#### Objective
Filter the listing and keep only the lines with the word "React".

________________

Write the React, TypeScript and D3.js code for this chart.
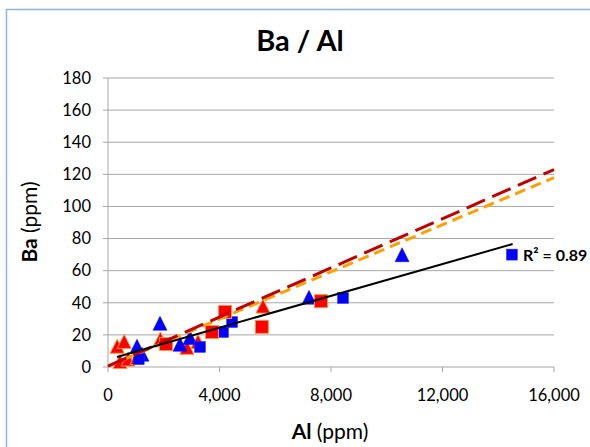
import React from "react";
import * as d3 from "d3";

const W = 590;
const H = 447;

const xTicks = [0, 4000, 8000, 12000, 16000];
const yTicks = [0, 20, 40, 60, 80, 100, 120, 140, 160, 180];

const blueSquares: [number, number][] = [
  [1100, 5],
  [3300, 12.5],
  [4125, 21.8],
  [4450, 28],
  [8430, 43],
  [14490, 70],
];
const blueTriangles: [number, number][] = [
  [1040, 12.5],
  [1220, 7.5],
  [1865, 26.8],
  [2580, 13.7],
  [2940, 18],
  [7210, 43],
  [10550, 69.5],
];
const redSquares: [number, number][] = [
  [2080, 14.3],
  [3730, 21.8],
  [4200, 34.3],
  [5520, 25],
  [7640, 41],
];
const redTriangles: [number, number][] = [
  [330, 12.5],
  [580, 15.5],
  [430, 3],
  [720, 4.5],
  [1040, 5.5],
  [1880, 17],
  [2830, 11.8],
  [3230, 15.5],
  [5560, 37.5],
];

const blackTrend: [number, number][] = [[323, 6.2], [14516, 76.6]];
const redTrend: [number, number][] = [[0, 0.5], [16000, 123]];
const orangeTrend: [number, number][] = [[0, 0.5], [16000, 118]];

const r2Label = "R² = 0.89";

const FONT = "Lato, 'Open Sans', sans-serif";

export default function App() {
  const x = d3.scaleLinear().domain([0, 16000]).range([108, 554]);
  const y = d3.scaleLinear().domain([0, 180]).range([367, 78]);
  const fmt = d3.format(",");
  const line = d3
    .line<[number, number]>()
    .x((d) => x(d[0]))
    .y((d) => y(d[1]));

  const tri = (cx: number, cy: number, s: number) =>
    `M${cx},${cy - s * 0.55} L${cx + s / 2},${cy + s * 0.45} L${cx - s / 2},${cy + s * 0.45} Z`;

  return (
    <svg
      width={W}
      height={H}
      style={{ position: "absolute", left: 0, top: 0, background: "#fff" }}
      fontFamily={FONT}
    >
      <rect x={6.5} y={9.5} width={700} height={600} fill="#fff" stroke="#8eb4e3" strokeWidth={1.5} />
      <text x={300} y={51} textAnchor="middle" fontSize={29} fontWeight="bold" fill="#000">
        Ba / Al
      </text>

      {yTicks.map((t) => (
        <line key={"g" + t} x1={x(0)} x2={x(16000)} y1={y(t)} y2={y(t)} stroke="#a6a6a6" strokeWidth={1} />
      ))}
      <line x1={x(0)} x2={x(0)} y1={y(0)} y2={y(180)} stroke="#a6a6a6" />
      {yTicks.map((t) => (
        <g key={"yt" + t}>
          <line x1={x(0) - 5} x2={x(0)} y1={y(t)} y2={y(t)} stroke="#a6a6a6" />
          <text x={91} y={y(t)} dy="0.35em" textAnchor="end" fontSize={16.5} fill="#000">
            {t}
          </text>
        </g>
      ))}
      {xTicks.map((t) => (
        <g key={"xt" + t}>
          <line x1={x(t)} x2={x(t)} y1={y(0)} y2={y(0) + 5} stroke="#a6a6a6" />
          <text x={x(t)} y={401} textAnchor="middle" fontSize={16.5} fill="#000">
            {fmt(t)}
          </text>
        </g>
      ))}
      <text x={330} y={439} textAnchor="middle" fontSize={21} fill="#000">
        <tspan fontWeight="bold">Al</tspan> (ppm)
      </text>
      <text transform={`translate(37,222) rotate(-90)`} textAnchor="middle" fontSize={21} fill="#000">
        <tspan fontWeight="bold">Ba</tspan> (ppm)
      </text>

      {redTriangles.map((d, i) => (
        <path key={"rt" + i} d={tri(x(d[0]), y(d[1]), 14)} fill="#ff0000" stroke="#f79646" strokeWidth={1} />
      ))}
      {blueTriangles.map((d, i) => (
        <path key={"bt" + i} d={tri(x(d[0]), y(d[1]), 14)} fill="#0000ff" stroke="#0000ff" strokeWidth={0.5} />
      ))}
      {blueSquares.map((d, i) => (
        <rect key={"bs" + i} x={x(d[0]) - 5.5} y={y(d[1]) - 5.5} width={11} height={11} fill="#0000ff" stroke="#3333ff" strokeWidth={0.5} />
      ))}
      {redSquares.map((d, i) => (
        <rect key={"rs" + i} x={x(d[0]) - 6.5} y={y(d[1]) - 6.5} width={13} height={13} fill="#ff0000" stroke="#f79646" strokeWidth={1} />
      ))}

      <path d={line(orangeTrend) || ""} fill="none" stroke="#ffa000" strokeWidth={3} strokeDasharray="11 6" />
      <path d={line(redTrend) || ""} fill="none" stroke="#c00000" strokeWidth={3} strokeDasharray="20 8" />
      <path d={line(blackTrend) || ""} fill="none" stroke="#000" strokeWidth={2} />

      <text x={523} y={261} fontSize={16} fontWeight="bold" fill="#000">
        {r2Label}
      </text>
    </svg>
  );
}
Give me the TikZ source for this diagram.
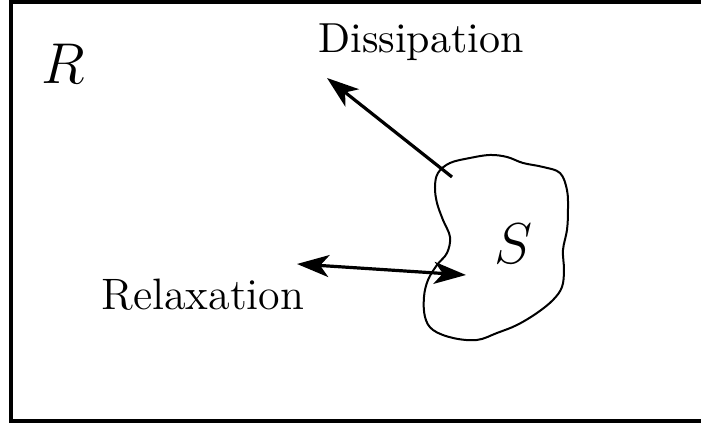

________________

#### Final result
Write the React, TypeScript and D3.js code for this chart.
import React from "react";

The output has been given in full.